The Social Dynamics of the R Core Team
Recently a few members of R Core have indicated that part of what slows down the development of R as a language is that it has become increasingly difficult over the years to achieve consensus among the core developers of the language. Inspired by these claims, I decided to look into this issue quantitatively by measuring the quantity of commits to R’s SVN repository that were made by each of the R Core developers. I wanted to know whether a small group of developers were overwhelmingly responsible for changes to R or whether all of the members of R Core had contributed equally. To follow along with what I did, you can grab the data and analysis scripts from GitHub.
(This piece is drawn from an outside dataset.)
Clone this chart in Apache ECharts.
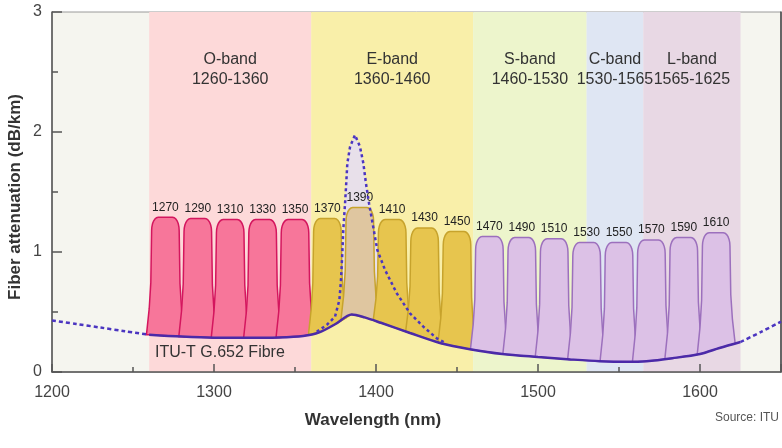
<!DOCTYPE html>
<html>
<head>
<meta charset="utf-8">
<script src="https://cdn.jsdelivr.net/npm/echarts@6/dist/echarts.min.js"></script>
<style>
  html, body { margin: 0; padding: 0; background: #fff; }
  #chart { width: 782px; height: 448px; }
</style>
</head>
<body>
<div id="chart"></div>
<script>
// ITU bands
const bandNames = ['O-band', 'E-band', 'S-band', 'C-band', 'L-band'];
const bandStart = [1260, 1360, 1460, 1530, 1565];
const bandEnd = [1360, 1460, 1530, 1565, 1625];

// CWDM channels (nm) and height of each filter top (dB/km)
const channels = [1270, 1290, 1310, 1330, 1350, 1370, 1390, 1410, 1430, 1450,
  1470, 1490, 1510, 1530, 1550, 1570, 1590, 1610];
const channelTops = [1.29, 1.28, 1.27, 1.27, 1.27, 1.28, 1.37, 1.27, 1.2, 1.17,
  1.13, 1.12, 1.11, 1.08, 1.08, 1.1, 1.12, 1.16];

// G.652 attenuation curve (solid part)
const attX = [1260, 1280, 1300, 1320, 1340, 1355, 1365, 1375, 1385, 1393, 1403, 1421,
  1440, 1458, 1478, 1500, 1520, 1538, 1555, 1567, 1583, 1600, 1612, 1625];
const attY = [0.31, 0.295, 0.286, 0.285, 0.288, 0.3, 0.33, 0.4, 0.48, 0.455, 0.41, 0.325,
  0.24, 0.19, 0.15, 0.125, 0.105, 0.09, 0.085, 0.09, 0.115, 0.15, 0.2, 0.25];
// dashed ends outside the bands
const attLeftX = [1200, 1215, 1230, 1245, 1260];
const attLeftY = [0.43, 0.4, 0.37, 0.34, 0.31];
const attRightX = [1625, 1638, 1650];
const attRightY = [0.25, 0.336, 0.42];

// water peak (older fibre)
const peakX = [1363.4, 1369.6, 1374.7, 1377.4, 1378.4, 1379.2, 1379.8, 1380.9, 1381.5, 1382.3,
  1384, 1387, 1390.1, 1392.2, 1393.8, 1395.7, 1397.9, 1400.8, 1405.6, 1412.8, 1421, 1429.2,
  1437.5, 1442.6];
const peakY = [0.336, 0.392, 0.461, 0.6, 0.767, 0.989, 1.183, 1.406, 1.544, 1.739,
  1.878, 1.975, 1.878, 1.739, 1.572, 1.406, 1.239, 1.017, 0.85, 0.656, 0.489, 0.378,
  0.281, 0.244];

const xTicks = [1200, 1300, 1400, 1500, 1600];

const bandColors = ['#fdd9d9', '#f9efa9', '#edf5cc', '#dfe6f3', '#e8d8e4'];
const FONT = '"Liberation Sans", Arial, sans-serif';

function pairs(xs, ys) {
  return xs.map((x, i) => [x, ys[i]]);
}

function attAt(x) {
  if (x <= attX[0]) return attY[0];
  for (let i = 1; i < attX.length; i++) {
    if (x <= attX[i]) {
      const t = (x - attX[i - 1]) / (attX[i] - attX[i - 1]);
      return attY[i - 1] + t * (attY[i] - attY[i - 1]);
    }
  }
  return attY[attY.length - 1];
}

function filterStyle(c) {
  if (c === 1390) return { fill: '#dfc6a0', stroke: '#c7a32c' };
  if (c < 1360) return { fill: '#f7769a', stroke: '#d4165e' };
  if (c < 1460) return { fill: '#e7c54e', stroke: '#c7a32c' };
  return { fill: '#dcc1e6', stroke: '#9c70bd' };
}

// filter outline: rounded top, sides flaring towards the fibre curve
const cornerRx = 4.1, cornerRy = 0.11, cornerCx = 4.4;
const sideF = [0, 0.5, 0.75, 1];
const sideW = [8.5, 9.0, 10.0, 11.7];

function renderFilter(params, api) {
  const c = api.value(0);
  const top = api.value(1);
  const ySide = top - cornerRy;
  const pts = [];
  // left side, bottom to top
  const ybL = attAt(c - sideW[3]);
  for (let i = sideF.length - 1; i >= 0; i--) {
    pts.push(api.coord([c - sideW[i], ySide - sideF[i] * (ySide - ybL)]));
  }
  // rounded top
  for (let k = 0; k <= 6; k++) {
    const a = Math.PI - k * Math.PI / 12;
    pts.push(api.coord([c - cornerCx + cornerRx * Math.cos(a), ySide + cornerRy * Math.sin(a)]));
  }
  for (let k = 0; k <= 6; k++) {
    const a = Math.PI / 2 - k * Math.PI / 12;
    pts.push(api.coord([c + cornerCx + cornerRx * Math.cos(a), ySide + cornerRy * Math.sin(a)]));
  }
  // right side, top to bottom
  const ybR = attAt(c + sideW[3]);
  for (let i = 0; i < sideF.length; i++) {
    pts.push(api.coord([c + sideW[i], ySide - sideF[i] * (ySide - ybR)]));
  }
  // along the fibre curve back to the start
  for (let i = attX.length - 1; i >= 0; i--) {
    if (attX[i] > c - sideW[3] && attX[i] < c + sideW[3]) pts.push(api.coord([attX[i], attY[i]]));
  }
  const st = filterStyle(c);
  const labelPos = api.coord([c, top]);
  return {
    type: 'group',
    children: [
      {
        type: 'polygon',
        shape: { points: pts },
        style: { fill: st.fill, stroke: st.stroke, lineWidth: 1.5 }
      },
      {
        type: 'text',
        x: labelPos[0],
        y: labelPos[1] - 10,
        style: {
          text: String(c), align: 'center', verticalAlign: 'middle',
          font: '12px ' + FONT, fill: '#222'
        }
      }
    ]
  };
}

function renderPeakFill(params, api) {
  const pts = pairs(peakX, peakY).map(p => api.coord(p));
  const x0 = peakX[0], x1 = peakX[peakX.length - 1];
  pts.push(api.coord([x1, attAt(x1)]));
  for (let i = attX.length - 1; i >= 0; i--) {
    if (attX[i] > x0 && attX[i] < x1) pts.push(api.coord([attX[i], attY[i]]));
  }
  pts.push(api.coord([x0, attAt(x0)]));
  return {
    type: 'polygon',
    shape: { points: pts },
    style: { fill: '#e6def0', opacity: 0.92 }
  };
}

const chart = echarts.init(document.getElementById('chart'));

chart.setOption({
  animation: false,
  grid: {
    left: 52, right: 1, top: 12, bottom: 76,
    show: true, backgroundColor: '#f5f5ef', borderColor: '#9a9a9a', borderWidth: 1
  },
  xAxis: {
    type: 'value', min: 1200, max: 1650, interval: 100,
    axisLine: { lineStyle: { color: '#555', width: 1.5 } },
    axisTick: { inside: true, length: 8, lineStyle: { color: '#555', width: 1.5 } },
    minorTick: { show: true, splitNumber: 2, length: 5, lineStyle: { color: '#555', width: 1.5 } },
    splitLine: { show: false },
    axisLabel: {
      margin: 13, fontSize: 16, color: '#444', fontFamily: FONT,
      showMaxLabel: false,
      formatter: v => (xTicks.indexOf(v) >= 0 ? String(v) : '')
    }
  },
  yAxis: [
    {
      type: 'value', min: 0, max: 3, interval: 1,
      axisLine: { show: true, lineStyle: { color: '#555', width: 1.5 } },
      axisTick: { show: true, inside: true, length: 10, lineStyle: { color: '#555', width: 1.5 } },
      minorTick: { show: true, splitNumber: 2, length: 6, lineStyle: { color: '#555', width: 1.5 } },
      splitLine: { show: false },
      axisLabel: { margin: 10, fontSize: 16, color: '#444', fontFamily: FONT }
    },
    {
      type: 'value', min: 0, max: 3, position: 'right',
      axisLine: { show: true, lineStyle: { color: '#444', width: 1.5 } },
      axisTick: { show: false }, axisLabel: { show: false }, splitLine: { show: false }
    }
  ],
  graphic: [
    {
      type: 'text', x: 15, y: 197, rotation: Math.PI / 2,
      style: {
        text: 'Fiber attenuation (dB/km)', align: 'center', verticalAlign: 'middle',
        font: 'bold 17px ' + FONT, fill: '#333'
      }
    },
    {
      type: 'text', x: 373, y: 420,
      style: {
        text: 'Wavelength (nm)', align: 'center', verticalAlign: 'middle',
        font: 'bold 17px ' + FONT, fill: '#333'
      }
    },
    {
      type: 'text', x: 779, y: 418,
      style: {
        text: 'Source: ITU', align: 'right', verticalAlign: 'middle',
        font: '12px ' + FONT, fill: '#555'
      }
    },
    {
      type: 'text', x: 155, y: 353, z: 10,
      style: {
        text: 'ITU-T G.652 Fibre', align: 'left', verticalAlign: 'middle',
        font: '16px ' + FONT, fill: '#333'
      }
    }
  ],
  series: [
    {
      name: 'bands',
      type: 'line',
      data: [],
      z: 0,
      markArea: {
        silent: true,
        z: 0,
        label: {
          show: true, position: 'insideTop', distance: 38,
          fontSize: 16, lineHeight: 20, color: '#333', fontFamily: FONT
        },
        data: bandNames.map((n, i) => [
          {
            name: n + '\n' + bandStart[i] + '-' + bandEnd[i],
            xAxis: bandStart[i],
            itemStyle: { color: bandColors[i], opacity: 1 }
          },
          { xAxis: bandEnd[i] }
        ])
      }
    },
    {
      name: 'water peak fill',
      type: 'custom',
      renderItem: renderPeakFill,
      data: [[peakX[11], peakY[11]]],
      z: 2,
      silent: true
    },
    {
      name: 'CWDM',
      type: 'custom',
      renderItem: renderFilter,
      data: pairs(channels, channelTops),
      z: 3,
      silent: true
    },
    {
      name: 'G.652',
      type: 'line',
      data: pairs(attX, attY),
      smooth: 0.3,
      symbol: 'none',
      z: 5,
      lineStyle: { color: '#4b2aa8', width: 2.5 }
    },
    {
      name: 'G.652 left',
      type: 'line',
      data: pairs(attLeftX, attLeftY),
      smooth: 0.3,
      symbol: 'none',
      z: 5,
      lineStyle: { color: '#4b35c0', width: 2.5, type: [4, 3] }
    },
    {
      name: 'G.652 right',
      type: 'line',
      data: pairs(attRightX, attRightY),
      smooth: 0.3,
      symbol: 'none',
      z: 5,
      lineStyle: { color: '#4b35c0', width: 2.5, type: [4, 3] }
    },
    {
      name: 'water peak',
      type: 'line',
      data: pairs(peakX, peakY),
      symbol: 'none',
      z: 6,
      lineStyle: { color: '#4b35c0', width: 2.5, type: [3, 3] }
    }
  ]
});
</script>
</body>
</html>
First, I downloaded the R Core team’s SVN logs from http://developer.r-project.org/. I then used a simple regex to parse the SVN logs to count commits coming from each core committer.
After that, I tabulated the number of commits from each developer, pooling across the years 2003-2012 for which I had logs. You can see the results below, sorted by total commits in decreasing order:
Committer | Total Number of Commits |
---|---|
ripley | 22730 |
maechler | 3605 |
hornik | 3602 |
murdoch | 1978 |
pd | 1781 |
apache | 658 |
jmc | 599 |
luke | 576 |
urbaneks | 414 |
iacus | 382 |
murrell | 324 |
leisch | 274 |
tlumley | 153 |
rgentlem | 141 |
root | 87 |
duncan | 81 |
bates | 76 |
falcon | 45 |
deepayan | 40 |
plummer | 28 |
ligges | 24 |
martyn | 20 |
ihaka | 14 |
After that, I tried to visualize evolving trends over the years. First, I visualized the number of commits per developer per year:
And then I visualized the evenness of contributions from different developers by measuring the entropy of the distribution of commits on a yearly basis:
There seems to be some weak evidence that the community is either finding consensus more difficult and tending towards a single leader who makes final decisions or that some developers are progressively dropping out because of the difficulty of achieving consensus. There is unambiguous evidence that a single developer makes the overwhelming majority of commits to R’s SVN repo.
I leave it to others to understand what all of this means for R and for programming language communities in general.